Ja, Feuilleton, das bedeutet auch, Platz zu haben für Essays und Philosophisches, es bedeutet nicht nur, über im Grunde doch belanglose Literatur und Ausstellungen und Künstler zu berichten. Aber wäre es nicht viel schöner, wenn es so wäre? Wenn die politisch interessierte Leserin, nachdem sie sich auf den ersten Seiten ihrer Tageszeitung über den Ausstieg aus dem Ausstieg aus dem Ausstieg, über Bürgerkriege und aufmüpfige Nato-Mitglieder informiert hat, all das aufrichtig bedeutend und interessant findet - wenn diese Leserin nun 20 Minuten lang nicht konfrontiert werden möchte mit der Atomdebatte, Diktatoren und Generalsekretären? Dann bemüht sie den Feuilleton, wo sie Texte über ebenso Belangloses wie wunderbar Unterhaltsames vermutet, stattdessen aber die Worte Kernkraft und Landtagswahl lesen muss; wo ihr im schlimmsten Fall sogar das Konterfei eines Philipp Rösler entgegenblickt.
Tatsächlich: Aus diesen Themen machen Menschen unglaublich bedeutsame Kunst. Kunst, die eine Aussage hat. Und als sich diese Leserin gerade fragt, ob niemand mehr Kunst der Kunst wegen macht oder machen darf, da entdeckt sie den Leitartikel der Kultur, der das Unpolitische des deutschsprachigen Pop beklagt. Über eine Gruppe namens Kreisky, die der Leserin bislang unbekannt war, schrieb die FAZ - im Feuilleton - dass sie Österreichs "gefährlichste Rockband" sei, weil sie "die deutschsprachige Rockmusik wieder aus ihrer Belanglosigkeit führen könne". Die SZ kritisiert die FAZ-Kritik. Ist Kreisky nicht genauso belanglos wie alle anderen, weil ihr Songtexter die Lyrics "betont hingerotzt" hat?

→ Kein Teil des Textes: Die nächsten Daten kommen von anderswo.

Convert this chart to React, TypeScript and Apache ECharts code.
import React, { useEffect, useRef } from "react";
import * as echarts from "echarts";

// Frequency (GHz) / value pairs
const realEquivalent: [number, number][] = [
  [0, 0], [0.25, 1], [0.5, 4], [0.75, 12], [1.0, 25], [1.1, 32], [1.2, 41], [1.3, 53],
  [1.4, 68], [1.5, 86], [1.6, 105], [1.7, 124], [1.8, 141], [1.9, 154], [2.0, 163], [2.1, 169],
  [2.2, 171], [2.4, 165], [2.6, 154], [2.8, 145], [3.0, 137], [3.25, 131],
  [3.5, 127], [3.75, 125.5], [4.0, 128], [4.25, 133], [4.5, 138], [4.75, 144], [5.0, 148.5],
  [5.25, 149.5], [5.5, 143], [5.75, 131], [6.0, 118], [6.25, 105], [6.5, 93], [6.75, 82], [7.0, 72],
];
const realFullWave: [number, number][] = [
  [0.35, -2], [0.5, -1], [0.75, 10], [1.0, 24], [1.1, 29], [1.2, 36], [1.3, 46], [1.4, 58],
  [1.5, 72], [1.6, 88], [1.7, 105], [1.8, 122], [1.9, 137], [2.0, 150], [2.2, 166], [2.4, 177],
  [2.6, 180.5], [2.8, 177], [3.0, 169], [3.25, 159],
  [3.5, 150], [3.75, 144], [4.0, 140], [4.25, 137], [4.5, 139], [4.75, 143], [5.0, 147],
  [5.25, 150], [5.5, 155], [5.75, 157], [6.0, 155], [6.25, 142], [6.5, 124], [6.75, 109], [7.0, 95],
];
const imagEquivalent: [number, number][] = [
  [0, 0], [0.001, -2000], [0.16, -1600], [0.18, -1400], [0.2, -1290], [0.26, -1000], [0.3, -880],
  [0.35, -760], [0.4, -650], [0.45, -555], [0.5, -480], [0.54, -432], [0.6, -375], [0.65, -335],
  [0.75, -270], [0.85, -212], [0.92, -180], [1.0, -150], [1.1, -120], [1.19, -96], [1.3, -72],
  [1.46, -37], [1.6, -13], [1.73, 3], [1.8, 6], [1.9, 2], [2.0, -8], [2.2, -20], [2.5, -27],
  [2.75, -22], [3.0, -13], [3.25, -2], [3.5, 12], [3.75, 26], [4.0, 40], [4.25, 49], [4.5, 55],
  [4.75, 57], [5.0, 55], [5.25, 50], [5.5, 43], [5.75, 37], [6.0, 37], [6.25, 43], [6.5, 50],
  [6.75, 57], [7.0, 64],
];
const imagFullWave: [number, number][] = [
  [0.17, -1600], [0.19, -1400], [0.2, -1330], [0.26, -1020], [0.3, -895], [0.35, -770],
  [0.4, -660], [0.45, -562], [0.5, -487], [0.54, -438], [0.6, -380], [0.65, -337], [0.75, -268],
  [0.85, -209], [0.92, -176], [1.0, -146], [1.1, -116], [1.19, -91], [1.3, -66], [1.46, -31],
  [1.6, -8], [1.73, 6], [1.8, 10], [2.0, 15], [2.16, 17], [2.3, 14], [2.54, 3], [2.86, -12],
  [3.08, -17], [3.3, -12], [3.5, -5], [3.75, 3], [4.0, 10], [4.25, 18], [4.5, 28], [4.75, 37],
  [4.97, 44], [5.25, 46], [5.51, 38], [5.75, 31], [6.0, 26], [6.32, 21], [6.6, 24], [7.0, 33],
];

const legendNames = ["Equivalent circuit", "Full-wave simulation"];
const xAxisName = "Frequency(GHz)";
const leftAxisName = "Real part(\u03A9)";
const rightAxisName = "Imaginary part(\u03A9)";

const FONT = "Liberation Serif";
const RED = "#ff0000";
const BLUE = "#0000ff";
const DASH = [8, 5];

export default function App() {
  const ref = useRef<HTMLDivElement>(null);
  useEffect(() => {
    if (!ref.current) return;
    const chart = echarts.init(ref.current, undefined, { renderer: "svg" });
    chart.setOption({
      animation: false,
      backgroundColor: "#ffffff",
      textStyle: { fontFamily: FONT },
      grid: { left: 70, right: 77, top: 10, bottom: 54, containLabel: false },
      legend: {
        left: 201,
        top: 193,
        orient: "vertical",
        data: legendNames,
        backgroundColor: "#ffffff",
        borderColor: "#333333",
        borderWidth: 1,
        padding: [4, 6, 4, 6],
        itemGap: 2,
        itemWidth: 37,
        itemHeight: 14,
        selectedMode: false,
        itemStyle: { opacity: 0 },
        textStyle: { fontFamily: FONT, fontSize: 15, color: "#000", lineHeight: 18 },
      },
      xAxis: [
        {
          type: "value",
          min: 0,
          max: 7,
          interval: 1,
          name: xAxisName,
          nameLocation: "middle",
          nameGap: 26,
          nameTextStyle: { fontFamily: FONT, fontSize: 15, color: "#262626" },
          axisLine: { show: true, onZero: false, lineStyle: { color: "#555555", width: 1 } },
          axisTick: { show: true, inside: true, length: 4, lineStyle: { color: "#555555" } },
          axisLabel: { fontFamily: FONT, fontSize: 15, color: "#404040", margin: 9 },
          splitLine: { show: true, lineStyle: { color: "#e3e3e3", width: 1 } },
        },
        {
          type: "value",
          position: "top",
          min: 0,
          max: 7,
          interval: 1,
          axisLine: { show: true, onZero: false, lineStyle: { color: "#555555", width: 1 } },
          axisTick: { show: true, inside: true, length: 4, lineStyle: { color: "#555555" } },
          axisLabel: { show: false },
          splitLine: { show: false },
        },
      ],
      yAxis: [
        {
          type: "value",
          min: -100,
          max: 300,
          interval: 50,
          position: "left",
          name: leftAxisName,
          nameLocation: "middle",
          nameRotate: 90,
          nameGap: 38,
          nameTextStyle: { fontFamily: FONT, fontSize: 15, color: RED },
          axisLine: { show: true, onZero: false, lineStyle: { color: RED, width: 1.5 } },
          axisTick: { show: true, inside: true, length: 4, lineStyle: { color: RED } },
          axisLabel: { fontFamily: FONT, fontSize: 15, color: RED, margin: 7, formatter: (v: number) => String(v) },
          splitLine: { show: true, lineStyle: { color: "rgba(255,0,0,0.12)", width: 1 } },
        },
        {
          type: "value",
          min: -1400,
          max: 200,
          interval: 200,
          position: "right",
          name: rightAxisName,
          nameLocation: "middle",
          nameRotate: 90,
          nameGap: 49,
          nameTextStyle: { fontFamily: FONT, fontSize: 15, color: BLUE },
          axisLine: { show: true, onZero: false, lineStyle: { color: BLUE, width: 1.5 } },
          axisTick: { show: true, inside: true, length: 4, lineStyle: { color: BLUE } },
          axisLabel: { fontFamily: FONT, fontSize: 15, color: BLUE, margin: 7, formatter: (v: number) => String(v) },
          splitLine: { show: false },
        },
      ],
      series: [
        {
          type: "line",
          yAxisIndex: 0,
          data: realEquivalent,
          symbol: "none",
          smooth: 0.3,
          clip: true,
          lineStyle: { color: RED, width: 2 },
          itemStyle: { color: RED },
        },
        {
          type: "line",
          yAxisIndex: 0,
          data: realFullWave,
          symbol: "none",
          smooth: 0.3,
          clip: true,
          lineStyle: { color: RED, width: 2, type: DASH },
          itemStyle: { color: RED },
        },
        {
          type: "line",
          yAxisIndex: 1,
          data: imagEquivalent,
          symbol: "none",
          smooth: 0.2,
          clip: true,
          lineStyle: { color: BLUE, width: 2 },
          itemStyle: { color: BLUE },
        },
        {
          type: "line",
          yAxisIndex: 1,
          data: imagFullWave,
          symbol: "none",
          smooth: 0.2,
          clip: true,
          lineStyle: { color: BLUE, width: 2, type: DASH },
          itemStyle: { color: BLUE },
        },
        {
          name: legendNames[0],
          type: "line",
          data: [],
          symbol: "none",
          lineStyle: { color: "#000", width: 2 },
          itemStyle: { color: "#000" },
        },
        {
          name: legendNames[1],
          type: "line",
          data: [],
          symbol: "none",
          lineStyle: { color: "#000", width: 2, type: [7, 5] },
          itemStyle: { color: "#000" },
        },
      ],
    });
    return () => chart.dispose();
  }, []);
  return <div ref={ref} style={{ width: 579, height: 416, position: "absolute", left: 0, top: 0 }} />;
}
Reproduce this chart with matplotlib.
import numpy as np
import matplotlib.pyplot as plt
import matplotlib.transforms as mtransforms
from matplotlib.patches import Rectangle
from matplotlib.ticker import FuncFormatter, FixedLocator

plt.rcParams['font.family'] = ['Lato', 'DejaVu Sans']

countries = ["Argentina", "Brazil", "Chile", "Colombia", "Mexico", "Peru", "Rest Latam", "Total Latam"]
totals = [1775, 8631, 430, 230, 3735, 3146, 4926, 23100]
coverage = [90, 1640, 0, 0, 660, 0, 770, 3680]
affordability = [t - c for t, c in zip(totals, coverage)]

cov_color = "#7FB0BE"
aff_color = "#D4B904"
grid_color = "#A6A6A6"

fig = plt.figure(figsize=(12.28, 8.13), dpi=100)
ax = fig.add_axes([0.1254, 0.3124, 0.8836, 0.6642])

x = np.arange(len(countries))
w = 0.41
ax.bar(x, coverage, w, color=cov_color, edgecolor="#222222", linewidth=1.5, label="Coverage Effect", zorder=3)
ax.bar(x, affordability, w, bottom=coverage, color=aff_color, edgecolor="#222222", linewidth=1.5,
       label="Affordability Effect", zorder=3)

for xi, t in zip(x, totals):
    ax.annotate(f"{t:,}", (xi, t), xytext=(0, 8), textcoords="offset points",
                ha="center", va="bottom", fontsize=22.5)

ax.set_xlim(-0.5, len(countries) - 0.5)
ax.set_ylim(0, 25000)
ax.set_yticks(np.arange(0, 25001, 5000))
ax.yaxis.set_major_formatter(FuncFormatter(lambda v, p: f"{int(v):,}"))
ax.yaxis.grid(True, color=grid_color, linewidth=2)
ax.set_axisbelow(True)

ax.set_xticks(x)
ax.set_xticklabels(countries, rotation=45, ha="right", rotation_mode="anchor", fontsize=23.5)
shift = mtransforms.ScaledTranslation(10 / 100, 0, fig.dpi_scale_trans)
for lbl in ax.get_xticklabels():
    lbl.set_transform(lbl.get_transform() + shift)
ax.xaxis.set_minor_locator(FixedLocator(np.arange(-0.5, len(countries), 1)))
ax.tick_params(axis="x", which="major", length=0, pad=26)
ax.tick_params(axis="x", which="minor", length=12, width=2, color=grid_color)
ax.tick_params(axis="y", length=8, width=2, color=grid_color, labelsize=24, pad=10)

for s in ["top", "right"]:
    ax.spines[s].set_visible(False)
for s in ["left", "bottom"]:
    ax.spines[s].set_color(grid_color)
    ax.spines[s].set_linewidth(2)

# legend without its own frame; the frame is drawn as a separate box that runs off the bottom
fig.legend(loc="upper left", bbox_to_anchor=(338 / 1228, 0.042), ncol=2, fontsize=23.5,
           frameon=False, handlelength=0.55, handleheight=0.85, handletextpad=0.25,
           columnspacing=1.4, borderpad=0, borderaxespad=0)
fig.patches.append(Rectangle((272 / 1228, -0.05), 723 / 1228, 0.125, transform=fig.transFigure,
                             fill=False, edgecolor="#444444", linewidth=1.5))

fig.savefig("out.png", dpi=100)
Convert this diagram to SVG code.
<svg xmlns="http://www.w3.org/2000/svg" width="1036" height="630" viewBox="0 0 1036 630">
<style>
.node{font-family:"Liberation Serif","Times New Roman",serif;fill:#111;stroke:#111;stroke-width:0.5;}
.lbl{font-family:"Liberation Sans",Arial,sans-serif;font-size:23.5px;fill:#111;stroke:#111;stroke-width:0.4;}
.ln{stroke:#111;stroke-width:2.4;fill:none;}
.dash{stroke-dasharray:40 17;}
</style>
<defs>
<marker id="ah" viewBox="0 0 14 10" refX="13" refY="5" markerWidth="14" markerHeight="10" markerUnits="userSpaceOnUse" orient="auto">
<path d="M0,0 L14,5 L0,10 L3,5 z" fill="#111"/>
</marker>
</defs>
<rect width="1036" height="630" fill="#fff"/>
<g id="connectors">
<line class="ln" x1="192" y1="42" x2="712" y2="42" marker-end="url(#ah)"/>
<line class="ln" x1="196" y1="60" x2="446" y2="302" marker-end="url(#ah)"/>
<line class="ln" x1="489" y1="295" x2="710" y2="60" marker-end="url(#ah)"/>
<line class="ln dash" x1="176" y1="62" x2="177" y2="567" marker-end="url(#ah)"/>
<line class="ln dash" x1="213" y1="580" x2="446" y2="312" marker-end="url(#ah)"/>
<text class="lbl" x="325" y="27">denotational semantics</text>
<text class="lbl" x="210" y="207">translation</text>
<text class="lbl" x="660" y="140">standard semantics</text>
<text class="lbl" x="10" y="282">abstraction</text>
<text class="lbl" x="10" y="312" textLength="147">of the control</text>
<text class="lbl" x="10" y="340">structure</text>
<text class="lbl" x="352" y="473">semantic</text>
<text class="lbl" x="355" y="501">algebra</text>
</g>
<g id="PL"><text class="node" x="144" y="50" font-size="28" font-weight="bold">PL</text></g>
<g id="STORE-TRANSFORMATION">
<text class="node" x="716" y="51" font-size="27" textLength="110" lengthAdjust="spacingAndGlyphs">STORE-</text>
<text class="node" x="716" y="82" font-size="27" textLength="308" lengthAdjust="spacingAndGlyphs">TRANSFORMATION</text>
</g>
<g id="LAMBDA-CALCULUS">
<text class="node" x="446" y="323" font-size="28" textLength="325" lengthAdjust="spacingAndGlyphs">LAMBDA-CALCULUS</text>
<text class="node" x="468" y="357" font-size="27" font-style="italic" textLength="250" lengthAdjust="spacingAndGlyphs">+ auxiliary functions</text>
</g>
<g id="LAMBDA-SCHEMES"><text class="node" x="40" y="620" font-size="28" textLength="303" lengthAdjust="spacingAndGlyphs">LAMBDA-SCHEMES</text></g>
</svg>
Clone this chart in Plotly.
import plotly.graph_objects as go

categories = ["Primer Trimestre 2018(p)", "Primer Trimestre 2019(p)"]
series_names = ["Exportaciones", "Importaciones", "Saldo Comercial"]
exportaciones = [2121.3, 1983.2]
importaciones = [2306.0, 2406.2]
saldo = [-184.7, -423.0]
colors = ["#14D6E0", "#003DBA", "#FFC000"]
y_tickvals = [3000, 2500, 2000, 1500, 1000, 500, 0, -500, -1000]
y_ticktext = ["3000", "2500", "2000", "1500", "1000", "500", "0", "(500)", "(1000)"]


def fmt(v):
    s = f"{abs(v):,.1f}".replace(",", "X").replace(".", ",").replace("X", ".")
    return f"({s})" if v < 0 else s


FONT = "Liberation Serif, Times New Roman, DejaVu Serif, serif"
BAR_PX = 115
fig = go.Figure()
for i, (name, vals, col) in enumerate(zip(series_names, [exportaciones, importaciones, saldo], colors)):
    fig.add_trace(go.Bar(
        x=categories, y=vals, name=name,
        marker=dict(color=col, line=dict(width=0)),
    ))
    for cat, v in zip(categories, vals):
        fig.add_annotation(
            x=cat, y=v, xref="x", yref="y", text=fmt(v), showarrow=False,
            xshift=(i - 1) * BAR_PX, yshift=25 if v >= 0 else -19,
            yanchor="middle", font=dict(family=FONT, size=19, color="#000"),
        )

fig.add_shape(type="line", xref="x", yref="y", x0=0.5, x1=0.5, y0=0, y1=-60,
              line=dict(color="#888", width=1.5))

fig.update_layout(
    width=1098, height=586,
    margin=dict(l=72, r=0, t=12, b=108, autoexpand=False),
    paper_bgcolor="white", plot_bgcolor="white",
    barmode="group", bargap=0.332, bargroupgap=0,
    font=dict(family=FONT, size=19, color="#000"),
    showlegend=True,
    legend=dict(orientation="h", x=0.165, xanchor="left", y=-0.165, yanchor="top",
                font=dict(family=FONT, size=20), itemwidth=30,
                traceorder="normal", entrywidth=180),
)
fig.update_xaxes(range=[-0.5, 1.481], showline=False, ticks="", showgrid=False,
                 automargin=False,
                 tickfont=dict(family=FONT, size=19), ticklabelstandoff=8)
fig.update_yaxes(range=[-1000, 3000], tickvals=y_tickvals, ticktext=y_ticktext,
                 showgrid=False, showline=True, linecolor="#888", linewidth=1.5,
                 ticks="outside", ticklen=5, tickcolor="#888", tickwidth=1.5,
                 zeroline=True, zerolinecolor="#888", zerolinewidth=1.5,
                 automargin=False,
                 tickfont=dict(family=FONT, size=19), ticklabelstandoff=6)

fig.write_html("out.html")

Ja, dem scheint so. Obwohl, vielleicht ist Kreisky auch nicht ganz so belanglos wie jener Leitartikel, trägt die Band doch immerhin zum Entertainment ihrer Zuhörer bei.
Was kann die Leserin also tun, der Politik zu entfliehen? Sie wird sich wohl in die hauseigene Bibliothek zurückziehen, den Strand in Spanien meiden, stattdessen Dalís Haus besuchen und eisern am traditionellen Zelebrieren von Festtagen festhalten. Und irgendwann wird sie vielleicht eine echte Feuilletonistin, ganz und gar realitätsfremd.